__EXTRACTED DATA__.
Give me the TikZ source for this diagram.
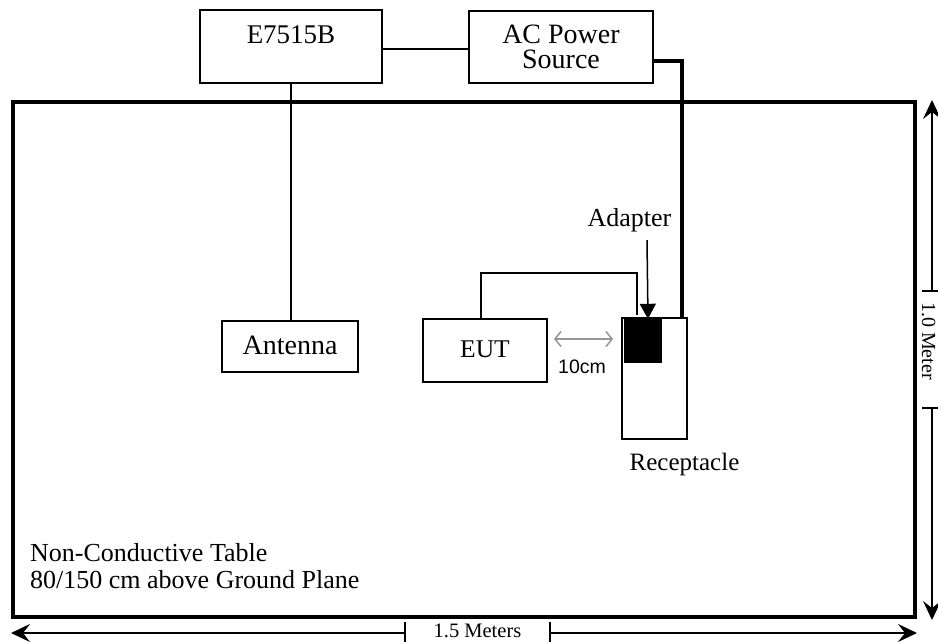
\documentclass[tikz,border=0pt]{standalone}
\usepackage{fontspec}
\setmainfont{Liberation Serif}
\newfontfamily\arialf{Liberation Sans}
\usetikzlibrary{arrows.meta}
\begin{document}
\begin{tikzpicture}[x=1pt,y=-1pt,
  box/.style={draw, line width=2pt, inner sep=0pt, anchor=base},
  plain/.style={inner sep=0pt, anchor=base},
  dimarrow/.style={line width=1.6pt, -{Stealth[length=19pt,width=18pt,inset=7pt]}},
  tick/.style={line width=1.8pt},
  wire/.style={line width=2pt},
  power/.style={line width=3.5pt},
  gap/.style={line width=1.5pt, draw={rgb,255:red,150;green,150;blue,150},
    {Straight Barb[length=6pt,width=15pt]}-{Straight Barb[length=6pt,width=15pt]}},
  ]
\useasboundingbox (0,0) rectangle (938,641);
\fill[white] (0,0) rectangle (938,641);

% table
\node[draw, line width=4pt, minimum width=902pt, minimum height=515pt, inner sep=0pt] (table) at (464,359.5) {};

% boxes
\node[box, font=\fontsize{27}{27}\selectfont, minimum width=182pt, text height=33pt, text depth=40pt] (e) at (291,43) {E7515B};
\node[draw, line width=2pt, minimum width=184pt, minimum height=72pt, inner sep=0pt, align=center,
      font=\fontsize{28}{25.5}\selectfont] (ac) at (561,47) {AC Power\\Source};
\node[box, font=\fontsize{28}{28}\selectfont, minimum width=136pt, text height=33pt, text depth=18pt] (ant) at (290,354) {Antenna};
\node[box, font=\fontsize{25.5}{25.5}\selectfont, minimum width=124pt, text height=38pt, text depth=25pt] (eut) at (485,357) {EUT};
\node[draw, line width=2pt, minimum width=65pt, minimum height=121pt, inner sep=0pt] (recept) at (654.5,378.5) {};
\node[fill=black, minimum width=38pt, minimum height=44pt, inner sep=0pt] (adapter) at (643,341) {};

% labels
\node[plain, font=\fontsize{26}{26}\selectfont] (adlabel) at (629.5,226) {Adapter};
\node[plain, font=\fontsize{25}{25}\selectfont] (reclabel) at (684.5,470) {Receptacle};
\node[plain, font=\arialf\fontsize{19.5}{19.5}\selectfont] (cm) at (582,373) {10cm};
\node[inner sep=0pt, anchor=north west, align=left, font=\fontsize{26}{27.5}\selectfont] (tabletext) at (30,543)
  {Non-Conductive Table\\80/150 cm above Ground Plane};

% connectors
\draw[wire] ([yshift=-2.5pt]e.east) -- ([yshift=-2.5pt]e.east -| ac.west);
\draw[wire] (e.south) -- (e.south |- ant.north);
\draw[power] ([yshift=-14pt]ac.east) -| ([xshift=27.5pt]recept.north);
\draw[wire] ([xshift=-4pt]eut.north) -- ++(0,-45) -| ([xshift=-6pt,yshift=4pt]adapter.north);
\draw[line width=1.5pt, -{Triangle[length=15pt,width=16pt]}] ([xshift=17.5pt,yshift=-8.5pt]adlabel.south) -- ([xshift=5pt]adapter.north);
\coordinate (g1) at (554,339);
\coordinate (g2) at (613,339);
\draw[gap] (g1) -- (g2);

% width dimension
\coordinate (bl) at (11,633);
\coordinate (br) at (917,633);
\coordinate (wt1) at (405,633);
\coordinate (wt2) at (550,633);
\draw[dimarrow] (wt1) -- (bl);
\draw[dimarrow] (wt2) -- (br);
\draw[tick] ([yshift=11pt]wt1) -- ([yshift=-12pt]wt1);
\draw[tick] ([yshift=11pt]wt2) -- ([yshift=-12pt]wt2);
\node[plain, font=\fontsize{20.5}{20.5}\selectfont] (wlabel) at (477.5,637) {1.5 Meters};

% height dimension
\coordinate (rt) at (932,100);
\coordinate (rb) at (932,620);
\coordinate (ht1) at (932,291);
\coordinate (ht2) at (932,408);
\draw[dimarrow] (ht1) -- (rt);
\draw[dimarrow] (ht2) -- (rb);
\draw[tick] ([xshift=-10pt]ht1) -- ([xshift=10pt]ht1);
\draw[tick] ([xshift=-10pt]ht2) -- ([xshift=10pt]ht2);
\node[plain, rotate=-90, font=\fontsize{20}{20}\selectfont] (hlabel) at (922,341) {1.0 Meter};
\end{tikzpicture}
\end{document}
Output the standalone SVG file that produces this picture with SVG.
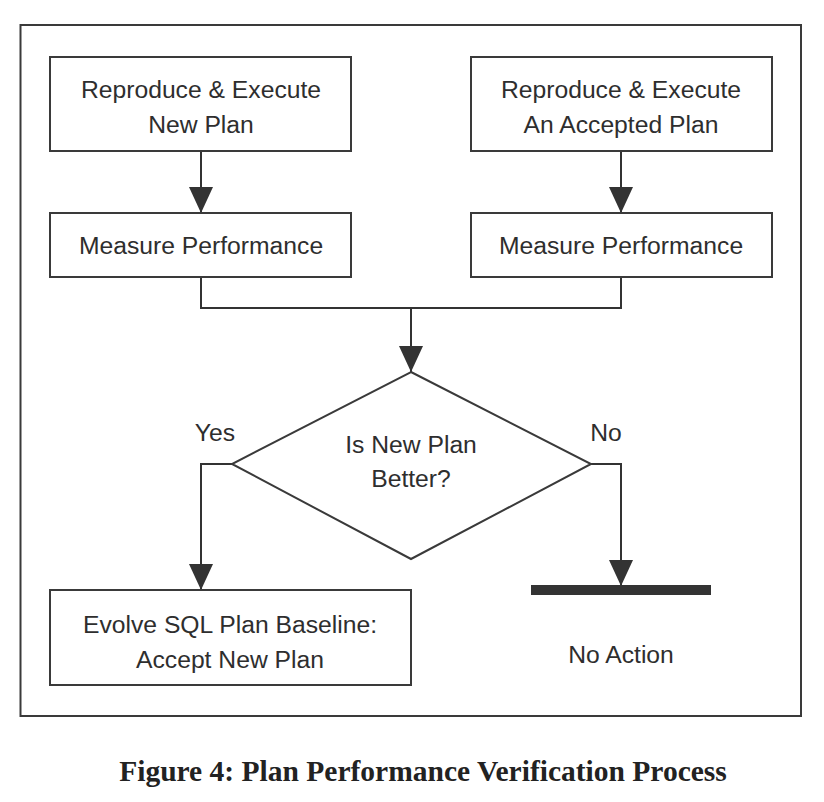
<svg xmlns="http://www.w3.org/2000/svg" width="824" height="802" viewBox="0 0 824 802">
<style>
.box{fill:#fff;stroke:#3a3a3a;stroke-width:2}
.t{font-family:"Liberation Sans",Arial,sans-serif;font-size:24.7px;fill:#2e2e2e;text-anchor:middle}
.c{fill:none;stroke:#333;stroke-width:2}
.cap{font-family:"Liberation Serif","Times New Roman",serif;font-size:29.5px;font-weight:bold;fill:#222;text-anchor:middle}
</style>
<defs>
<marker id="ah" markerUnits="userSpaceOnUse" markerWidth="26" markerHeight="26" viewBox="0 0 26 26" refX="26" refY="13" orient="auto">
<path d="M0,1 L26,13 L0,25 Z" fill="#333"/>
</marker>
</defs>
<rect x="20.5" y="25" width="780.5" height="691" fill="#fff" stroke="#3a3a3a" stroke-width="2"/>
<g id="connectors">
<line class="c" x1="201" y1="151" x2="201" y2="213" marker-end="url(#ah)"/>
<line class="c" x1="621" y1="151" x2="621" y2="213" marker-end="url(#ah)"/>
<polyline class="c" points="201,277 201,308 621,308 621,277"/>
<line class="c" x1="411" y1="308" x2="411" y2="372" marker-end="url(#ah)"/>
<polyline class="c" points="232,464 201,464 201,590" marker-end="url(#ah)"/>
<polyline class="c" points="591,464 621,464 621,586" marker-end="url(#ah)"/>
<text class="t" x="215" y="441">Yes</text>
<text class="t" x="606" y="441">No</text>
</g>
<g id="n1">
<rect class="box" x="50" y="57" width="301" height="94"/>
<text class="t" x="201" y="98">Reproduce &amp; Execute</text>
<text class="t" x="201" y="133">New Plan</text>
</g>
<g id="n2">
<rect class="box" x="471" y="57" width="301" height="94"/>
<text class="t" x="621" y="98">Reproduce &amp; Execute</text>
<text class="t" x="621" y="133">An Accepted Plan</text>
</g>
<g id="n3">
<rect class="box" x="50" y="213" width="301" height="64"/>
<text class="t" x="201" y="254">Measure Performance</text>
</g>
<g id="n4">
<rect class="box" x="471" y="213" width="301" height="64"/>
<text class="t" x="621" y="254">Measure Performance</text>
</g>
<g id="n5">
<polygon class="box" points="411,372 591,464 411,559 232,464"/>
<text class="t" x="411" y="453">Is New Plan</text>
<text class="t" x="411" y="487">Better?</text>
</g>
<g id="n6">
<rect class="box" x="50" y="590" width="361" height="95"/>
<text class="t" x="230" y="633">Evolve SQL Plan Baseline:</text>
<text class="t" x="230" y="668">Accept New Plan</text>
</g>
<g id="n7">
<rect x="531" y="585" width="180" height="10" fill="#333"/>
<text class="t" x="621" y="663">No Action</text>
</g>
<text class="cap" x="423" y="781">Figure 4: Plan Performance Verification Process</text>
</svg>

__TASK REQUIREMENTS__.
Quote in full the listing given above; the images are to be left out.

__SOLUTION TO THIS EXERCISE__.
Give me the TikZ source for this diagram.
\documentclass[tikz,border=0pt]{standalone}
\usepackage{fontspec}
\setmainfont{Liberation Serif}
\newfontfamily\arialf{Liberation Sans}
\usetikzlibrary{arrows.meta}
\begin{document}
\begin{tikzpicture}[x=1pt,y=-1pt,
  box/.style={draw, line width=2pt, inner sep=0pt, anchor=base},
  plain/.style={inner sep=0pt, anchor=base},
  dimarrow/.style={line width=1.6pt, -{Stealth[length=19pt,width=18pt,inset=7pt]}},
  tick/.style={line width=1.8pt},
  wire/.style={line width=2pt},
  power/.style={line width=3.5pt},
  gap/.style={line width=1.5pt, draw={rgb,255:red,150;green,150;blue,150},
    {Straight Barb[length=6pt,width=15pt]}-{Straight Barb[length=6pt,width=15pt]}},
  ]
\useasboundingbox (0,0) rectangle (938,641);
\fill[white] (0,0) rectangle (938,641);

% table
\node[draw, line width=4pt, minimum width=902pt, minimum height=515pt, inner sep=0pt] (table) at (464,359.5) {};

% boxes
\node[box, font=\fontsize{27}{27}\selectfont, minimum width=182pt, text height=33pt, text depth=40pt] (e) at (291,43) {E7515B};
\node[draw, line width=2pt, minimum width=184pt, minimum height=72pt, inner sep=0pt, align=center,
      font=\fontsize{28}{25.5}\selectfont] (ac) at (561,47) {AC Power\\Source};
\node[box, font=\fontsize{28}{28}\selectfont, minimum width=136pt, text height=33pt, text depth=18pt] (ant) at (290,354) {Antenna};
\node[box, font=\fontsize{25.5}{25.5}\selectfont, minimum width=124pt, text height=38pt, text depth=25pt] (eut) at (485,357) {EUT};
\node[draw, line width=2pt, minimum width=65pt, minimum height=121pt, inner sep=0pt] (recept) at (654.5,378.5) {};
\node[fill=black, minimum width=38pt, minimum height=44pt, inner sep=0pt] (adapter) at (643,341) {};

% labels
\node[plain, font=\fontsize{26}{26}\selectfont] (adlabel) at (629.5,226) {Adapter};
\node[plain, font=\fontsize{25}{25}\selectfont] (reclabel) at (684.5,470) {Receptacle};
\node[plain, font=\arialf\fontsize{19.5}{19.5}\selectfont] (cm) at (582,373) {10cm};
\node[inner sep=0pt, anchor=north west, align=left, font=\fontsize{26}{27.5}\selectfont] (tabletext) at (30,543)
  {Non-Conductive Table\\80/150 cm above Ground Plane};

% connectors
\draw[wire] ([yshift=-2.5pt]e.east) -- ([yshift=-2.5pt]e.east -| ac.west);
\draw[wire] (e.south) -- (e.south |- ant.north);
\draw[power] ([yshift=-14pt]ac.east) -| ([xshift=27.5pt]recept.north);
\draw[wire] ([xshift=-4pt]eut.north) -- ++(0,-45) -| ([xshift=-6pt,yshift=4pt]adapter.north);
\draw[line width=1.5pt, -{Triangle[length=15pt,width=16pt]}] ([xshift=17.5pt,yshift=-8.5pt]adlabel.south) -- ([xshift=5pt]adapter.north);
\coordinate (g1) at (554,339);
\coordinate (g2) at (613,339);
\draw[gap] (g1) -- (g2);

% width dimension
\coordinate (bl) at (11,633);
\coordinate (br) at (917,633);
\coordinate (wt1) at (405,633);
\coordinate (wt2) at (550,633);
\draw[dimarrow] (wt1) -- (bl);
\draw[dimarrow] (wt2) -- (br);
\draw[tick] ([yshift=11pt]wt1) -- ([yshift=-12pt]wt1);
\draw[tick] ([yshift=11pt]wt2) -- ([yshift=-12pt]wt2);
\node[plain, font=\fontsize{20.5}{20.5}\selectfont] (wlabel) at (477.5,637) {1.5 Meters};

% height dimension
\coordinate (rt) at (932,100);
\coordinate (rb) at (932,620);
\coordinate (ht1) at (932,291);
\coordinate (ht2) at (932,408);
\draw[dimarrow] (ht1) -- (rt);
\draw[dimarrow] (ht2) -- (rb);
\draw[tick] ([xshift=-10pt]ht1) -- ([xshift=10pt]ht1);
\draw[tick] ([xshift=-10pt]ht2) -- ([xshift=10pt]ht2);
\node[plain, rotate=-90, font=\fontsize{20}{20}\selectfont] (hlabel) at (922,341) {1.0 Meter};
\end{tikzpicture}
\end{document}
Output the standalone SVG file that produces this picture with SVG.
<svg xmlns="http://www.w3.org/2000/svg" width="824" height="802" viewBox="0 0 824 802">
<style>
.box{fill:#fff;stroke:#3a3a3a;stroke-width:2}
.t{font-family:"Liberation Sans",Arial,sans-serif;font-size:24.7px;fill:#2e2e2e;text-anchor:middle}
.c{fill:none;stroke:#333;stroke-width:2}
.cap{font-family:"Liberation Serif","Times New Roman",serif;font-size:29.5px;font-weight:bold;fill:#222;text-anchor:middle}
</style>
<defs>
<marker id="ah" markerUnits="userSpaceOnUse" markerWidth="26" markerHeight="26" viewBox="0 0 26 26" refX="26" refY="13" orient="auto">
<path d="M0,1 L26,13 L0,25 Z" fill="#333"/>
</marker>
</defs>
<rect x="20.5" y="25" width="780.5" height="691" fill="#fff" stroke="#3a3a3a" stroke-width="2"/>
<g id="connectors">
<line class="c" x1="201" y1="151" x2="201" y2="213" marker-end="url(#ah)"/>
<line class="c" x1="621" y1="151" x2="621" y2="213" marker-end="url(#ah)"/>
<polyline class="c" points="201,277 201,308 621,308 621,277"/>
<line class="c" x1="411" y1="308" x2="411" y2="372" marker-end="url(#ah)"/>
<polyline class="c" points="232,464 201,464 201,590" marker-end="url(#ah)"/>
<polyline class="c" points="591,464 621,464 621,586" marker-end="url(#ah)"/>
<text class="t" x="215" y="441">Yes</text>
<text class="t" x="606" y="441">No</text>
</g>
<g id="n1">
<rect class="box" x="50" y="57" width="301" height="94"/>
<text class="t" x="201" y="98">Reproduce &amp; Execute</text>
<text class="t" x="201" y="133">New Plan</text>
</g>
<g id="n2">
<rect class="box" x="471" y="57" width="301" height="94"/>
<text class="t" x="621" y="98">Reproduce &amp; Execute</text>
<text class="t" x="621" y="133">An Accepted Plan</text>
</g>
<g id="n3">
<rect class="box" x="50" y="213" width="301" height="64"/>
<text class="t" x="201" y="254">Measure Performance</text>
</g>
<g id="n4">
<rect class="box" x="471" y="213" width="301" height="64"/>
<text class="t" x="621" y="254">Measure Performance</text>
</g>
<g id="n5">
<polygon class="box" points="411,372 591,464 411,559 232,464"/>
<text class="t" x="411" y="453">Is New Plan</text>
<text class="t" x="411" y="487">Better?</text>
</g>
<g id="n6">
<rect class="box" x="50" y="590" width="361" height="95"/>
<text class="t" x="230" y="633">Evolve SQL Plan Baseline:</text>
<text class="t" x="230" y="668">Accept New Plan</text>
</g>
<g id="n7">
<rect x="531" y="585" width="180" height="10" fill="#333"/>
<text class="t" x="621" y="663">No Action</text>
</g>
<text class="cap" x="423" y="781">Figure 4: Plan Performance Verification Process</text>
</svg>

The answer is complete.